- _What to work on_
Leave out the images; return the rest of the data exactly.

- _Given material_
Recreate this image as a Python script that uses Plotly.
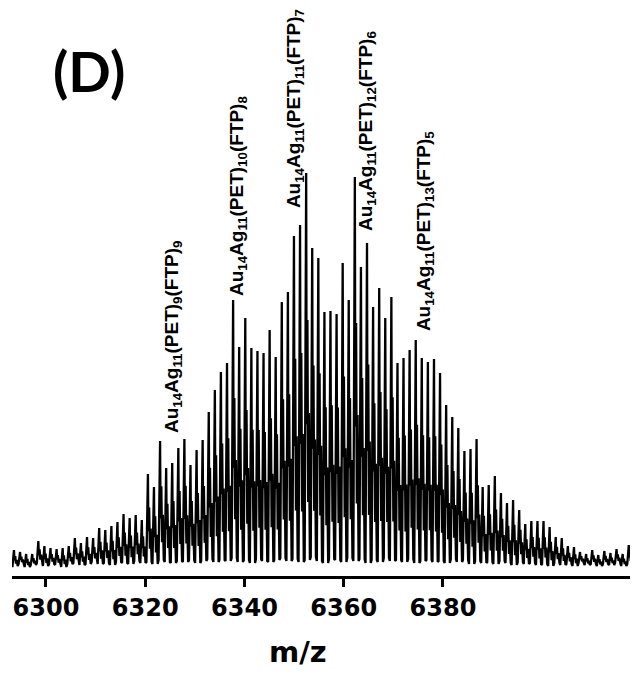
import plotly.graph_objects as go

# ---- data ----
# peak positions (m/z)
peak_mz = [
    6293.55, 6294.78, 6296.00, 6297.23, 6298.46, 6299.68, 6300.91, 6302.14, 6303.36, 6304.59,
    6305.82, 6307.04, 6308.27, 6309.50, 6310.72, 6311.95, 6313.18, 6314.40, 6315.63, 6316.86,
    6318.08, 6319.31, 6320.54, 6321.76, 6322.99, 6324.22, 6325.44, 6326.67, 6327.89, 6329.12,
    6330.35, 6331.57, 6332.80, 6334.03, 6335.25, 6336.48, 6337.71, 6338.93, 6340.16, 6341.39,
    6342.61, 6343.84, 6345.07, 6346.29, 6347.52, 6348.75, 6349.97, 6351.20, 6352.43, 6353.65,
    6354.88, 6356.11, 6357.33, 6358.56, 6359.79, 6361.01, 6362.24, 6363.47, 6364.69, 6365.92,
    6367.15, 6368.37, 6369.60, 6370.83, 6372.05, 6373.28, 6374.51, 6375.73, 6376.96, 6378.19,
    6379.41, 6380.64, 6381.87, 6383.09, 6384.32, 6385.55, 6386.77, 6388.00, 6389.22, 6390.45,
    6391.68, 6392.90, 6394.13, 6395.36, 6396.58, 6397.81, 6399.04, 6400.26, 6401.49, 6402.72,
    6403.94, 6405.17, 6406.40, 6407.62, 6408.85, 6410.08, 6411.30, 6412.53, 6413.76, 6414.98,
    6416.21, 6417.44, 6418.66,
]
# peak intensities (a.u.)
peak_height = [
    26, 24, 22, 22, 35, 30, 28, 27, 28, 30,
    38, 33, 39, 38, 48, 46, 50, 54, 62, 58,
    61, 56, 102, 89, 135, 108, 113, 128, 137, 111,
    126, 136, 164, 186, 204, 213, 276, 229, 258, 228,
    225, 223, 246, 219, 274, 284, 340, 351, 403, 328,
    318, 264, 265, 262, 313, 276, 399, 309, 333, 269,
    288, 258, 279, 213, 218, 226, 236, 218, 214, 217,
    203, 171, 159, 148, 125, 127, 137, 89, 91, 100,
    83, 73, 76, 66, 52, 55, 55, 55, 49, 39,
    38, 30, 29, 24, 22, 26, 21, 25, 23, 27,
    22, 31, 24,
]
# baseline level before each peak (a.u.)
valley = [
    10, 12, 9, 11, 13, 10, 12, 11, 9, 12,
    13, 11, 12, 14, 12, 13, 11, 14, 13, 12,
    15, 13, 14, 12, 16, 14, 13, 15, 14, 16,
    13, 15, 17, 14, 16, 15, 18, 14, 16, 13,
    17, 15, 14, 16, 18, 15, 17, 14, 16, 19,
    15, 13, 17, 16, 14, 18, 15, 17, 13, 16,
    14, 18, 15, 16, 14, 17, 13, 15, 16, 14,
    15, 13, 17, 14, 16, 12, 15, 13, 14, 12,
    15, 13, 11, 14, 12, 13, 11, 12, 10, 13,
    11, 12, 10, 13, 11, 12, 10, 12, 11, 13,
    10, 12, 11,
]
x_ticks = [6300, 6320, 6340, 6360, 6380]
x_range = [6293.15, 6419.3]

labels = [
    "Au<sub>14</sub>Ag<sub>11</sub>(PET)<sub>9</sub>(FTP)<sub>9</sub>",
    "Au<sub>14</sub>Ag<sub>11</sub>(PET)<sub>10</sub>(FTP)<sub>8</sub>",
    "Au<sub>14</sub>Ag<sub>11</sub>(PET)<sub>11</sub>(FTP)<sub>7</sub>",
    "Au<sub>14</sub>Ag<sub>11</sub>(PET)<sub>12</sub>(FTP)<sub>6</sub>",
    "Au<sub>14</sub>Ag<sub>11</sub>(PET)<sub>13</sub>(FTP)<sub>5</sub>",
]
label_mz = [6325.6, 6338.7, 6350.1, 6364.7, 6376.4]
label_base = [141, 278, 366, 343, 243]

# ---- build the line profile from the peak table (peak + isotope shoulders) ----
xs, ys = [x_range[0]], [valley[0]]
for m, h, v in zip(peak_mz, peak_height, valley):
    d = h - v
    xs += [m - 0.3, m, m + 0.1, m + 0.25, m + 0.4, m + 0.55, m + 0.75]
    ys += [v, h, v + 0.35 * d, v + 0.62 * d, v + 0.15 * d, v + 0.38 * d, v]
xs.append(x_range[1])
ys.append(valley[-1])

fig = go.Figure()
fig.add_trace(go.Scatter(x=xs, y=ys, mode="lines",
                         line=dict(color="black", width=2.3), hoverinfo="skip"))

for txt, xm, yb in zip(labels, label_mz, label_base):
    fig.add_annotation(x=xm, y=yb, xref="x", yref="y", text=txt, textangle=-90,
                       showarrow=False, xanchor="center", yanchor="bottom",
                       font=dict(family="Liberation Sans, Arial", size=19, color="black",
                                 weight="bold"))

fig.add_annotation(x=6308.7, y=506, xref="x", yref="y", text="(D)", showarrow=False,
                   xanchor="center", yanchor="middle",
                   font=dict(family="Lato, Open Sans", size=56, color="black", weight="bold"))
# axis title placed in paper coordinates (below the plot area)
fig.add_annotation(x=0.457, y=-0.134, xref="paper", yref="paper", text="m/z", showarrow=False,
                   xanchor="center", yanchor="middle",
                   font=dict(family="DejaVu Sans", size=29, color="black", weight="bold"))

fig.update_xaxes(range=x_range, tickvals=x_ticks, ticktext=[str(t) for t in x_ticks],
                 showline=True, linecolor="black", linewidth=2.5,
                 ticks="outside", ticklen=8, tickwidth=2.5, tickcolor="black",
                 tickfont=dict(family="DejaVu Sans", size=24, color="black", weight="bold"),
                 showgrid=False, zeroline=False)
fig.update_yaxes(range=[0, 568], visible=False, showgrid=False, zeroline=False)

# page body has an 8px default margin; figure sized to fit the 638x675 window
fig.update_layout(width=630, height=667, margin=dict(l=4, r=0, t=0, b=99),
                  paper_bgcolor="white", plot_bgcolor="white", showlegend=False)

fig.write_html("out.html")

- _Complete response_
Recreate this image as a Python script that uses Plotly.
import plotly.graph_objects as go

# ---- data ----
# peak positions (m/z)
peak_mz = [
    6293.55, 6294.78, 6296.00, 6297.23, 6298.46, 6299.68, 6300.91, 6302.14, 6303.36, 6304.59,
    6305.82, 6307.04, 6308.27, 6309.50, 6310.72, 6311.95, 6313.18, 6314.40, 6315.63, 6316.86,
    6318.08, 6319.31, 6320.54, 6321.76, 6322.99, 6324.22, 6325.44, 6326.67, 6327.89, 6329.12,
    6330.35, 6331.57, 6332.80, 6334.03, 6335.25, 6336.48, 6337.71, 6338.93, 6340.16, 6341.39,
    6342.61, 6343.84, 6345.07, 6346.29, 6347.52, 6348.75, 6349.97, 6351.20, 6352.43, 6353.65,
    6354.88, 6356.11, 6357.33, 6358.56, 6359.79, 6361.01, 6362.24, 6363.47, 6364.69, 6365.92,
    6367.15, 6368.37, 6369.60, 6370.83, 6372.05, 6373.28, 6374.51, 6375.73, 6376.96, 6378.19,
    6379.41, 6380.64, 6381.87, 6383.09, 6384.32, 6385.55, 6386.77, 6388.00, 6389.22, 6390.45,
    6391.68, 6392.90, 6394.13, 6395.36, 6396.58, 6397.81, 6399.04, 6400.26, 6401.49, 6402.72,
    6403.94, 6405.17, 6406.40, 6407.62, 6408.85, 6410.08, 6411.30, 6412.53, 6413.76, 6414.98,
    6416.21, 6417.44, 6418.66,
]
# peak intensities (a.u.)
peak_height = [
    26, 24, 22, 22, 35, 30, 28, 27, 28, 30,
    38, 33, 39, 38, 48, 46, 50, 54, 62, 58,
    61, 56, 102, 89, 135, 108, 113, 128, 137, 111,
    126, 136, 164, 186, 204, 213, 276, 229, 258, 228,
    225, 223, 246, 219, 274, 284, 340, 351, 403, 328,
    318, 264, 265, 262, 313, 276, 399, 309, 333, 269,
    288, 258, 279, 213, 218, 226, 236, 218, 214, 217,
    203, 171, 159, 148, 125, 127, 137, 89, 91, 100,
    83, 73, 76, 66, 52, 55, 55, 55, 49, 39,
    38, 30, 29, 24, 22, 26, 21, 25, 23, 27,
    22, 31, 24,
]
# baseline level before each peak (a.u.)
valley = [
    10, 12, 9, 11, 13, 10, 12, 11, 9, 12,
    13, 11, 12, 14, 12, 13, 11, 14, 13, 12,
    15, 13, 14, 12, 16, 14, 13, 15, 14, 16,
    13, 15, 17, 14, 16, 15, 18, 14, 16, 13,
    17, 15, 14, 16, 18, 15, 17, 14, 16, 19,
    15, 13, 17, 16, 14, 18, 15, 17, 13, 16,
    14, 18, 15, 16, 14, 17, 13, 15, 16, 14,
    15, 13, 17, 14, 16, 12, 15, 13, 14, 12,
    15, 13, 11, 14, 12, 13, 11, 12, 10, 13,
    11, 12, 10, 13, 11, 12, 10, 12, 11, 13,
    10, 12, 11,
]
x_ticks = [6300, 6320, 6340, 6360, 6380]
x_range = [6293.15, 6419.3]

labels = [
    "Au<sub>14</sub>Ag<sub>11</sub>(PET)<sub>9</sub>(FTP)<sub>9</sub>",
    "Au<sub>14</sub>Ag<sub>11</sub>(PET)<sub>10</sub>(FTP)<sub>8</sub>",
    "Au<sub>14</sub>Ag<sub>11</sub>(PET)<sub>11</sub>(FTP)<sub>7</sub>",
    "Au<sub>14</sub>Ag<sub>11</sub>(PET)<sub>12</sub>(FTP)<sub>6</sub>",
    "Au<sub>14</sub>Ag<sub>11</sub>(PET)<sub>13</sub>(FTP)<sub>5</sub>",
]
label_mz = [6325.6, 6338.7, 6350.1, 6364.7, 6376.4]
label_base = [141, 278, 366, 343, 243]

# ---- build the line profile from the peak table (peak + isotope shoulders) ----
xs, ys = [x_range[0]], [valley[0]]
for m, h, v in zip(peak_mz, peak_height, valley):
    d = h - v
    xs += [m - 0.3, m, m + 0.1, m + 0.25, m + 0.4, m + 0.55, m + 0.75]
    ys += [v, h, v + 0.35 * d, v + 0.62 * d, v + 0.15 * d, v + 0.38 * d, v]
xs.append(x_range[1])
ys.append(valley[-1])

fig = go.Figure()
fig.add_trace(go.Scatter(x=xs, y=ys, mode="lines",
                         line=dict(color="black", width=2.3), hoverinfo="skip"))

for txt, xm, yb in zip(labels, label_mz, label_base):
    fig.add_annotation(x=xm, y=yb, xref="x", yref="y", text=txt, textangle=-90,
                       showarrow=False, xanchor="center", yanchor="bottom",
                       font=dict(family="Liberation Sans, Arial", size=19, color="black",
                                 weight="bold"))

fig.add_annotation(x=6308.7, y=506, xref="x", yref="y", text="(D)", showarrow=False,
                   xanchor="center", yanchor="middle",
                   font=dict(family="Lato, Open Sans", size=56, color="black", weight="bold"))
# axis title placed in paper coordinates (below the plot area)
fig.add_annotation(x=0.457, y=-0.134, xref="paper", yref="paper", text="m/z", showarrow=False,
                   xanchor="center", yanchor="middle",
                   font=dict(family="DejaVu Sans", size=29, color="black", weight="bold"))

fig.update_xaxes(range=x_range, tickvals=x_ticks, ticktext=[str(t) for t in x_ticks],
                 showline=True, linecolor="black", linewidth=2.5,
                 ticks="outside", ticklen=8, tickwidth=2.5, tickcolor="black",
                 tickfont=dict(family="DejaVu Sans", size=24, color="black", weight="bold"),
                 showgrid=False, zeroline=False)
fig.update_yaxes(range=[0, 568], visible=False, showgrid=False, zeroline=False)

# page body has an 8px default margin; figure sized to fit the 638x675 window
fig.update_layout(width=630, height=667, margin=dict(l=4, r=0, t=0, b=99),
                  paper_bgcolor="white", plot_bgcolor="white", showlegend=False)

fig.write_html("out.html")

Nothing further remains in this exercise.